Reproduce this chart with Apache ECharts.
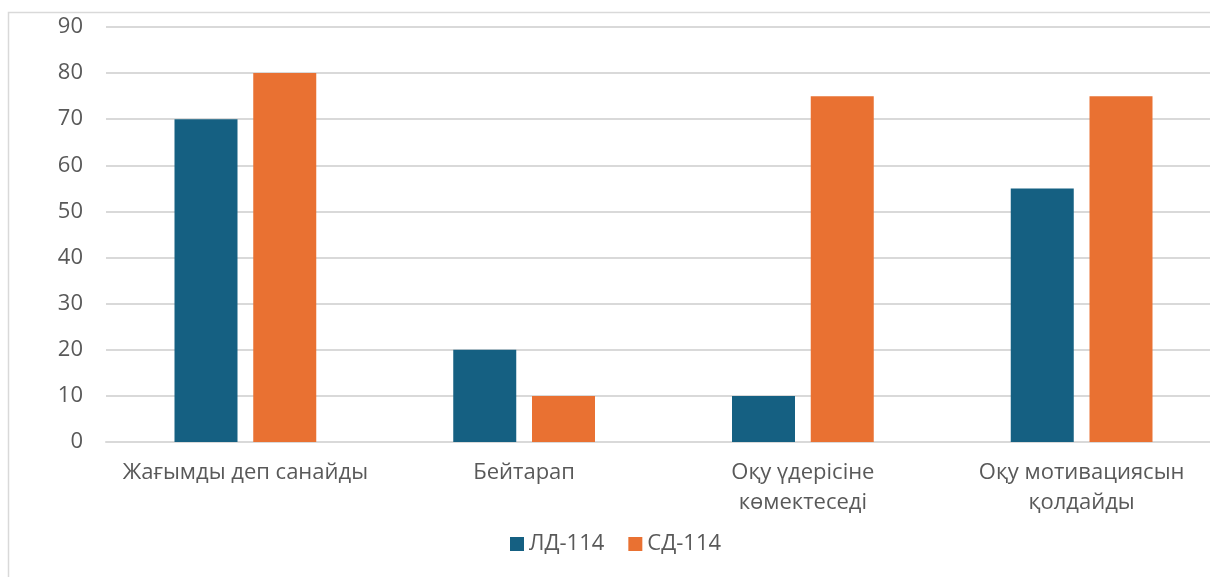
<!DOCTYPE html>
<html>
<head>
<meta charset="utf-8">
<script src="https://cdn.jsdelivr.net/npm/echarts@6/dist/echarts.min.js"></script>
<style>
html,body{margin:0;padding:0;background:#fff;}
#chart{width:1210px;height:577px;}
</style>
</head>
<body>
<div id="chart"></div>
<script>
const categories = ['Жағымды деп санайды', 'Бейтарап', 'Оқу үдерісіне\nкөмектеседі', 'Оқу мотивациясын\nқолдайды'];
const seriesNames = ['ЛД-114', 'СД-114'];
const ldValues = [70, 20, 10, 55];
const sdValues = [80, 10, 75, 75];
const yTicks = {min: 0, max: 90, interval: 10};

const FONT = 'Open Sans';
const chart = echarts.init(document.getElementById('chart'));
chart.setOption({
  animation: false,
  textStyle: {fontFamily: FONT},
  graphic: [{
    type: 'rect',
    shape: {x: 8.5, y: 12.5, width: 1230, height: 600},
    style: {fill: 'none', stroke: '#d9d9d9', lineWidth: 1.5},
    silent: true
  }],
  grid: {left: 106, width: 1115, top: 27, height: 415, containLabel: false, outerBoundsMode: 'none'},
  legend: {
    left: 505, top: 528,
    itemWidth: 14, itemHeight: 14, itemGap: 24,
    icon: 'rect',
    textStyle: {color: '#595959', fontSize: 22, fontFamily: FONT, padding: [0, 0, 0, 0]},
    data: seriesNames
  },
  xAxis: {
    type: 'category',
    data: categories,
    axisLine: {show: true, lineStyle: {color: '#d9d9d9', width: 2}},
    axisTick: {show: false},
    axisLabel: {color: '#595959', fontSize: 22, lineHeight: 30, margin: 16, interval: 0, fontFamily: FONT}
  },
  yAxis: {
    type: 'value',
    min: yTicks.min, max: yTicks.max, interval: yTicks.interval,
    axisLine: {show: false},
    axisTick: {show: false},
    splitLine: {lineStyle: {color: '#d9d9d9', width: 2}},
    axisLabel: {color: '#595959', fontSize: 22, margin: 23, fontFamily: FONT}
  },
  series: [
    {name: seriesNames[0], type: 'bar', data: ldValues, barWidth: 63, barGap: '25%',
     itemStyle: {color: '#156082'}},
    {name: seriesNames[1], type: 'bar', data: sdValues, barWidth: 63, barGap: '25%',
     itemStyle: {color: '#E97132'}}
  ]
});
</script>
</body>
</html>
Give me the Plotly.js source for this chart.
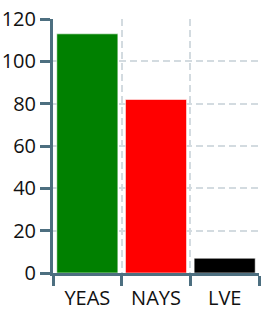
<!DOCTYPE html>
<html>
<head>
<meta charset="utf-8">
<script src="https://cdn.plot.ly/plotly-3.0.1.min.js"></script>
<style>html,body{margin:0;padding:0;background:#fff;}#chart{width:262px;height:312px;}</style>
</head>
<body>
<div id="chart"></div>
<script>
const categories = ["YEAS", "NAYS", "LVE"];
const votes = [113, 82, 7];
const barColors = ["#008000", "#ff0000", "#000000"];
const yTicks = [0, 20, 40, 60, 80, 100, 120];

const axisColor = "#4d6f80";
const gridColor = "#d3dbe0";
const font = {family: "Open Sans, Noto Sans, sans-serif", size: 20, color: "#111"};

Plotly.newPlot("chart", [{
  type: "bar",
  x: categories,
  y: votes,
  marker: {color: barColors, line: {color: "rgba(255,255,255,0.6)", width: 1}},
  hoverinfo: "none"
}], {
  width: 262, height: 312,
  margin: {l: 53, r: 3, t: 19, b: 39, pad: 0},
  paper_bgcolor: "#fff", plot_bgcolor: "#fff",
  font: font,
  bargap: 0.11,
  showlegend: false,
  xaxis: {
    type: "category",
    range: [-0.5, 2.5],
    tickson: "boundaries",
    ticks: "outside", ticklen: 10, tickwidth: 3, tickcolor: axisColor,
    showline: true, linecolor: axisColor, linewidth: 3,
    showgrid: true, gridcolor: gridColor, gridwidth: 2, griddash: "7px,4px",
    tickfont: font,
    ticklabelstandoff: 5,
    fixedrange: true
  },
  yaxis: {
    range: [0, 120],
    tickvals: yTicks,
    ticks: "outside", ticklen: 10, tickwidth: 3, tickcolor: axisColor,
    showline: true, linecolor: axisColor, linewidth: 3,
    showgrid: true, gridcolor: gridColor, gridwidth: 2, griddash: "7px,4px",
    zeroline: false,
    tickfont: font,
    fixedrange: true
  }
}, {displayModeBar: false, staticPlot: true});
</script>
</body>
</html>
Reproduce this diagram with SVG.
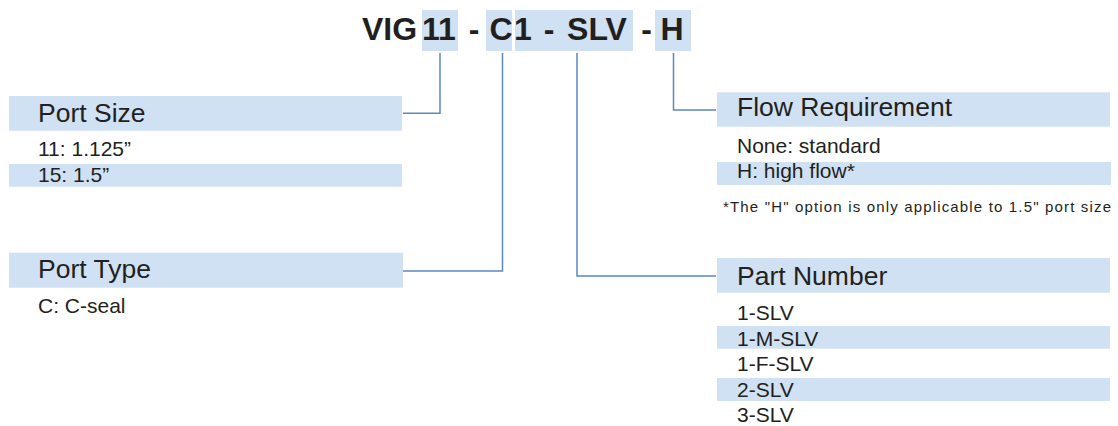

**Task requirements:** Gather up every line from the listing above in which the word "Reproduce" occurs.

**Task response:**
Reproduce this chart with Apache ECharts.
Reproduce this diagram with SVG.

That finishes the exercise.